Monday, March 22, 2010

Database Cockup Warning





From Radio Netherlands Worldwide

Socialist Party MP Ronald van Raak says local councils must check whether fingerprints in new passports are the correct ones.

Fingerprinting has been obligatory for Dutch passports issued since September 2009. The prints will later be stored in a central database.

Mr Van Raak says there is a significant chance that the fingerprints in your passport belong to someone else or that they will be not recognised by the system. The prints are not checked when they are issued at a town or city hall.

Speaking in a radio interview, the Socialist MP warned that innocent people are at risk of being misidentified as criminals or even terrorists. Apparently, six percent of fingerprints kept by the police are incorrect.

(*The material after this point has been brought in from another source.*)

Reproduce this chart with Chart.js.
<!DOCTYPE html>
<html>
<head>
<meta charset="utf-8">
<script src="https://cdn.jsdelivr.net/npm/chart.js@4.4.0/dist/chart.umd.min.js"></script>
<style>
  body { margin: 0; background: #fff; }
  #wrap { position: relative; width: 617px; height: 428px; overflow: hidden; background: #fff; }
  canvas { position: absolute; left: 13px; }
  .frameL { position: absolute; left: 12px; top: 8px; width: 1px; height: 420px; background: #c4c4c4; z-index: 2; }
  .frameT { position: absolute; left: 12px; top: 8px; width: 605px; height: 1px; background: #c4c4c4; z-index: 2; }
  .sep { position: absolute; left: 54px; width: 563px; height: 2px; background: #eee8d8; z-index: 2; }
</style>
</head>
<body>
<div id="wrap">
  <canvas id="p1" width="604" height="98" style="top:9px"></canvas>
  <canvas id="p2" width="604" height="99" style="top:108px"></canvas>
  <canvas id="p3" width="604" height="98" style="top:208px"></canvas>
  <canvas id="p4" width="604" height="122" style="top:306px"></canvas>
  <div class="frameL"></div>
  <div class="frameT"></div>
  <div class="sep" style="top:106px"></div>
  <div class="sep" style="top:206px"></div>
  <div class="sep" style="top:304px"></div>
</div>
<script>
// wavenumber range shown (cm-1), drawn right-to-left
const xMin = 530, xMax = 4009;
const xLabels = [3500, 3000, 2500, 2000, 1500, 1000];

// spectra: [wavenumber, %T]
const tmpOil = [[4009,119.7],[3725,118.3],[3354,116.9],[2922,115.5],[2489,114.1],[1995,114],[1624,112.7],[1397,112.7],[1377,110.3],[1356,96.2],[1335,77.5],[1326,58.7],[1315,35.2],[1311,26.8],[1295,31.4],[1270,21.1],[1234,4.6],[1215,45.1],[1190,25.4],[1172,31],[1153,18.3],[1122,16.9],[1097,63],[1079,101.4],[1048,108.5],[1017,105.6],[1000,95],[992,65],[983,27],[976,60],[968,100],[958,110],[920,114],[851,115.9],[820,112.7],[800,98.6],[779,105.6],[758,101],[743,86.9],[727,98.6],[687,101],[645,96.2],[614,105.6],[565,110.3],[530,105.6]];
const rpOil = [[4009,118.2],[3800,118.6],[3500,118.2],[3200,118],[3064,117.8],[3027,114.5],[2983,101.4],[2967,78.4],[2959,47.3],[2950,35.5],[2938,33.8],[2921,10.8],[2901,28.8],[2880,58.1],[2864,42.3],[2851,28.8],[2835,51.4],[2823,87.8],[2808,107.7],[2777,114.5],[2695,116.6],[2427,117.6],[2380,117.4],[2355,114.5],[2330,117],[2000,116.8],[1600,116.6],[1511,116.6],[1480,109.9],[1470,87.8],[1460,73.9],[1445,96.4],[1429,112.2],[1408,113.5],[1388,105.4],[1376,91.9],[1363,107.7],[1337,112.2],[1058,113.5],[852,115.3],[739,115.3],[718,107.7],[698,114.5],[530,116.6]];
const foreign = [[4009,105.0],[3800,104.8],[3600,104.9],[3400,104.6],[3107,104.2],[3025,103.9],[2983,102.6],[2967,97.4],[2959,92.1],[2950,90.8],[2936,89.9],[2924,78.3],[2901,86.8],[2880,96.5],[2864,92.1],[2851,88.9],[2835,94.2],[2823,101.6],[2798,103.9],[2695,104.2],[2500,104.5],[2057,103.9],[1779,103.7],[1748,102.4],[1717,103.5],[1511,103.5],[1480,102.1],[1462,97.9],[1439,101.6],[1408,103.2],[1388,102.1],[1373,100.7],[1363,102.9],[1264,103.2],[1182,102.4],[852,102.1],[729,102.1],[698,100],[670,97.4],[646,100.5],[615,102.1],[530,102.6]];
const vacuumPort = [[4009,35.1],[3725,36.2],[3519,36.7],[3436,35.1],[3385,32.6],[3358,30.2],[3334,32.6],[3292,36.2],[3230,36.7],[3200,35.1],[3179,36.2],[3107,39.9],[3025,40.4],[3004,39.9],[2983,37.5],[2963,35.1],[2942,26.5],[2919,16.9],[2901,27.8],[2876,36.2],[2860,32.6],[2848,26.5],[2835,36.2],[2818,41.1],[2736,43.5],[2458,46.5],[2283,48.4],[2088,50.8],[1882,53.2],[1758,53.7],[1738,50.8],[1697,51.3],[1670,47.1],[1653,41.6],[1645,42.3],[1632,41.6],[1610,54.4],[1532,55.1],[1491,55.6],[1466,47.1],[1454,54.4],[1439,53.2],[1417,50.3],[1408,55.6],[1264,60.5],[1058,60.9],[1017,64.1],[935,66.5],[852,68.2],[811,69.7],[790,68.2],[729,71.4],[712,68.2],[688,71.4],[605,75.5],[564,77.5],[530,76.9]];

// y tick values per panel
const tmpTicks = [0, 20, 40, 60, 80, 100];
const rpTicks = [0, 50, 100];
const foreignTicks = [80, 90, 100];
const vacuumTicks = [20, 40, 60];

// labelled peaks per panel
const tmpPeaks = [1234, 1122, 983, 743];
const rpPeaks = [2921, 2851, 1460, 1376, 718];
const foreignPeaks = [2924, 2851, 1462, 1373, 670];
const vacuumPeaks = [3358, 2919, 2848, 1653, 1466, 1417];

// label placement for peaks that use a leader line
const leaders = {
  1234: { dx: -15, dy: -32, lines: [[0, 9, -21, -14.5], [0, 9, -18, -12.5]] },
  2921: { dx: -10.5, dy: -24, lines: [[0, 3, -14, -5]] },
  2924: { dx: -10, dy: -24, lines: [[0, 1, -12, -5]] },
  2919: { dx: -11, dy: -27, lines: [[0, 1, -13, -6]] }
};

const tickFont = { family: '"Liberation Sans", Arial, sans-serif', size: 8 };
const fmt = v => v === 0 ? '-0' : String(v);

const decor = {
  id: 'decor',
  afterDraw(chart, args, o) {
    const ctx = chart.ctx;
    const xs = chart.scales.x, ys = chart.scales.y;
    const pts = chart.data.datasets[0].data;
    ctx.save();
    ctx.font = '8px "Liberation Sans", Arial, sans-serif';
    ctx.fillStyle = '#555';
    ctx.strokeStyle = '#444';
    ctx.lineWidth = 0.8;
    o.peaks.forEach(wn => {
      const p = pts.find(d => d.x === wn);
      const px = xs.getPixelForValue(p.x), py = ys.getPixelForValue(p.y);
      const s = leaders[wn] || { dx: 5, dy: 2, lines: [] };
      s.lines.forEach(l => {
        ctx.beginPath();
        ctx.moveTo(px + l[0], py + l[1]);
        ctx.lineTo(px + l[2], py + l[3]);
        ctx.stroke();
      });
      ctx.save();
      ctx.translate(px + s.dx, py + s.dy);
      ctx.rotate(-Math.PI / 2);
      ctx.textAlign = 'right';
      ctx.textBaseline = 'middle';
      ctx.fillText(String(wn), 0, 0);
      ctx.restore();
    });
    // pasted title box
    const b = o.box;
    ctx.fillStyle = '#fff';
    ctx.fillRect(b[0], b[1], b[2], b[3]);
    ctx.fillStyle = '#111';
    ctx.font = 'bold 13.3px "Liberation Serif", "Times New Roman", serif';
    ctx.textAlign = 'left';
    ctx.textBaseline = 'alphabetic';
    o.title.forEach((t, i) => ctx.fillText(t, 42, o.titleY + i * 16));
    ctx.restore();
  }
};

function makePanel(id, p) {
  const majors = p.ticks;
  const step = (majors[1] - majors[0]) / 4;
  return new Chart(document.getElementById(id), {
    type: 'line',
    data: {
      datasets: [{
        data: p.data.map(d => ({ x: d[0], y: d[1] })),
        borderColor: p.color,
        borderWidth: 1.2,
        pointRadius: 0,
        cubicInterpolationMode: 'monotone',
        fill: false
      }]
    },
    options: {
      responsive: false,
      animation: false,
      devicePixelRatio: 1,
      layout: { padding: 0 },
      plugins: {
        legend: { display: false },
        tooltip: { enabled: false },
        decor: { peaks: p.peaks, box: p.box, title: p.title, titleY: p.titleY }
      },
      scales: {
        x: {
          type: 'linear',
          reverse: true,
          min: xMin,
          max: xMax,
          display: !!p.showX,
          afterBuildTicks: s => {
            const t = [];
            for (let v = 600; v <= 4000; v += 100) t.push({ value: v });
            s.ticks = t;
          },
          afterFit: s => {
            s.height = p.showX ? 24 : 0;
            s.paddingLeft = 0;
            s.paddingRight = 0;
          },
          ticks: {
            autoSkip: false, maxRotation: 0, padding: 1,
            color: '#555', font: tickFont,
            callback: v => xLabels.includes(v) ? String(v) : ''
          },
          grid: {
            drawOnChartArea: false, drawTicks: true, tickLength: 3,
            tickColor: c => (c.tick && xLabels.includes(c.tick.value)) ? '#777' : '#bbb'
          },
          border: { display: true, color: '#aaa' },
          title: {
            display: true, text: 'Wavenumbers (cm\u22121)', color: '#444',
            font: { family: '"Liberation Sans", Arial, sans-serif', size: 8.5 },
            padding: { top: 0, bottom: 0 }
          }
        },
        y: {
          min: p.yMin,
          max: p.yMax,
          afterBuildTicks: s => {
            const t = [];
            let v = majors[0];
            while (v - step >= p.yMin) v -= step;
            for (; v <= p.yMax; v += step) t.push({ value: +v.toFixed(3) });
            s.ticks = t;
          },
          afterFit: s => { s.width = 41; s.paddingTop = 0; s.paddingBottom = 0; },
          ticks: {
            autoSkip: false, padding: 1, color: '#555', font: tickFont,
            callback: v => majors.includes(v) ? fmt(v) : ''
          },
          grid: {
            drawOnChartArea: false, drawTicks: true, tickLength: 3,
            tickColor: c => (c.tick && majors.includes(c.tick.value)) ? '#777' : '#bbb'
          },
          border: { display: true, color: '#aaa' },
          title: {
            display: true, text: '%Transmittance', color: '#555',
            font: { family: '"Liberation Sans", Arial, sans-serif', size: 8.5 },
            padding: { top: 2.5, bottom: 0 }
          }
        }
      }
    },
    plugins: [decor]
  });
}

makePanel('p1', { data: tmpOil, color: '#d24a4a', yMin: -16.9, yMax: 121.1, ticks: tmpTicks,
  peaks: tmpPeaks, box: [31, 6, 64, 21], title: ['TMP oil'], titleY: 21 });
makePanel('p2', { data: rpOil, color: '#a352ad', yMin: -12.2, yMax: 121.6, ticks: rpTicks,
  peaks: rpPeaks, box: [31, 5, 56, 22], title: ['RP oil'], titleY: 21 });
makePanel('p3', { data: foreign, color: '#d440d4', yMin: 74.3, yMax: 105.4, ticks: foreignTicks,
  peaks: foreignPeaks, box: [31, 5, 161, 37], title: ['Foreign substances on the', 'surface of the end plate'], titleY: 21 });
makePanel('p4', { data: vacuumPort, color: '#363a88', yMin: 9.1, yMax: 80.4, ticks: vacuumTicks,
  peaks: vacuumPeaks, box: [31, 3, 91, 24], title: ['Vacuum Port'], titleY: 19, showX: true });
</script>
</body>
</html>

Now, how long have fingerprints been is use by Police forces worldwide?

60, 80 or 100 years and still 6% of them are wrong.


So how any of the DNA samples registered in Big Brother's Humungus Database of The Unwashed are wrong? I don't know but I think it is not insignificant, bearing in ind the human element. It is always the human element which is often sub human in their application to the bumnumbing boring bits of routine.

We already know that this administration couldn't be trusted to run a chain letter successfully and have leaked more of our personal data than the Chinese could hack.

Yet they also want to give access to our medical data to that pimply youth sitting somewhere in Interbreeding Central County Council!


I smell a clusterfuck acoming; organs incorrectly removed and transplanted, grannies being locked up for armed robbery and bank accounts being looted, all at the touch of a button.


3 comments:

Joe Public said...

In the context of Governments, "Database Cockup", one of those two words is redundant.

Anonymous said...

agreed, the words should be permanently conjoined if used after the word Government.

microdave said...

It wasn't that long ago the DVLA database was accused of being inaccurate, after drivers were being pulled up by ANPR checks and told their insurance was out of date, or non existent even though they were totally legal.